We often hear about the revolutionary power of the Internet to take down authoritarian regimes. Less often do we consider how online technologies can provide dastardly means for repressive governments to locate, monitor, and persecute dissidents.
The geniuses over at the RSA Animate have recently posted an annotated talk by Evgeny Morozov. If you’re not familiar with RSA Animate, its method is to create videos in which a cartoonist illustrates a brief lecture by a writer or academic. The resulting animations are clever and engaging, adding an extra layer of clarity and humor to whatever topic the speaker is discussing. Some of their past hits include presentations by David Harvey and Barbara Ehrenreich.
With this one, Morozov—currently a visiting scholar at Stanford and author of a new book, The Net Delusion: The Dark Side of Internet Freedom—criticizes the assumption that the Internet is necessarily helping to promote democracy.
Morozov has emerged in recent years as a leading critic of “techno-utopian” perspectives on the Internet and social networking. The talk that RSA has animated is actually one from 2009, but Morozov’s points are very pertinent to discussions of current uprisings in North Africa and the Middle East.
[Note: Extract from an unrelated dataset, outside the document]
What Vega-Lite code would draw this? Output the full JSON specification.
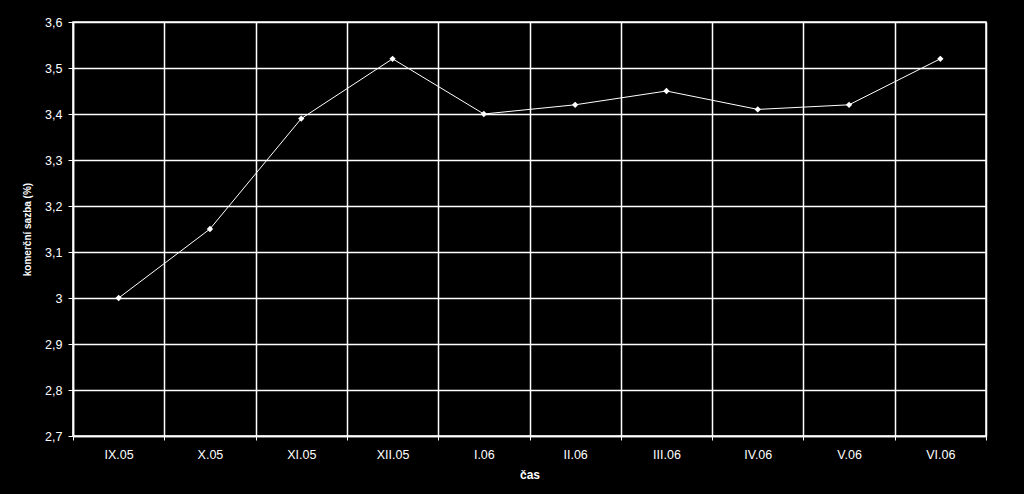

One argument he consistently makes is that while tech enthusiasts regularly highlight the benefits of new Internet innovations for activists, rarely do they consider the other side of the equation: how technology can also aid enemies of democracy and free expression. He suggests that dictators are not nearly so afraid of the Internet as we might imagine, and that in many cases they have effectively co-opted bloggers and mined social networks to promote their repressive ends. “States used to torture to get this kind of information,” he says. “Now all they have to do is go onto Facebook.”
I’ve waded into debates on the Internet as a tool for organizing on a few previous occasions. In general, I’m inclined to agree with the commonsense view that an increased flow of information hurts dictatorships, making it more difficult for them to control public opinion. So I don’t wholly buy Morozov’s contrarianism. But I am more skeptical than many of the claims of Facebook and Twitter revolutions, and I appreciate Morozov’s critical perspective. I especially enjoy seeing him picking fights, at his Foreign Policy blog, with the likes of Clay Shirky and Thomas Friedman.
For those who prefer to read Morozov’s writing instead of watching the video, he lays out his views about the role of the Internet in the revolutions in Tunisia and Egypt at the Guardian:
Tweets were sent. Dictators were toppled. Internet = democracy. QED.
Sadly, this is the level of nuance in most popular accounts of the internet’s contribution to the recent unrest in the Middle East….
[T]oday, the role of the telegraph in the 1917 Bolshevik revolution—just like the role of the tape-recorder in the 1979 Iranian revolution and of the fax machine in the 1989 revolutions—is of interest to a handful of academics and virtually no one else. The fetishism of technology is at its strongest immediately after a revolution but tends to subside shortly afterward.
In his 1993 bestseller The Magic Lantern, Timothy Garton Ash, one of the most acute observers of the 1989 revolutions, proclaimed that “in Europe at the end of the 20th century, all revolutions are telerevolutions“—but in retrospect, the role of television in those events seems like a very minor point.
Will history consign Twitter and Facebook to much the same fate 20 years down the road? In all likelihood, yes.
At New Scientist, Morozov considers how “The Internet is a Tyrant’s Friend“:
Thanks to radical improvements in technologies such as face recognition, it may become even easier for the secret police to track their opponents. Here, too, there is a cut-throat competition among western firms, who rightly smell lucrative commercial opportunities—wouldn’t it be wonderful if all those online photos of your friends could be tagged automatically? And yet you can almost guarantee that such technologies would be abused by authoritarian states.
Lastly, for the Fall 2009 issue of Dissent, Morozov wrote on the Green Revolution in Iran and the “Downside to the ‘Twitter Revolution’“:
[T]his new media eco-system is very much like the old game of “Telephone,” in which errors steadily accumulate in the transmission process, and the final message has nothing in common with the original. Judging by the flawed media coverage of the events in Tehran, the game never sounded more Iranian. Thus, to blame Andrew Sullivan for first dreaming up the “Twitter Revolution,” we have to blame a bevy of English-speaking Iranian bloggers who had shaped his opinion (many of them from the Iranian diaspora, with strong pro-Western feelings—why else blog in English?), as well as Farsi-speaking bloggers in Tehran who had shaped the opinion of the English-speaking Iranians, and so forth. Factor in various political biases, and it becomes clear that what Andrew Sullivan is “seeing” might be radically different from what is actually happening.
Morozov has his more balanced moments and inserts the necessary concessions that, yes, the Internet is a powerful tool that can be fruitfully employed by pro-democracy forces. But in a debate filled with techno-utopian assumptions, it is his penchant to debunk that rightly catches our attention.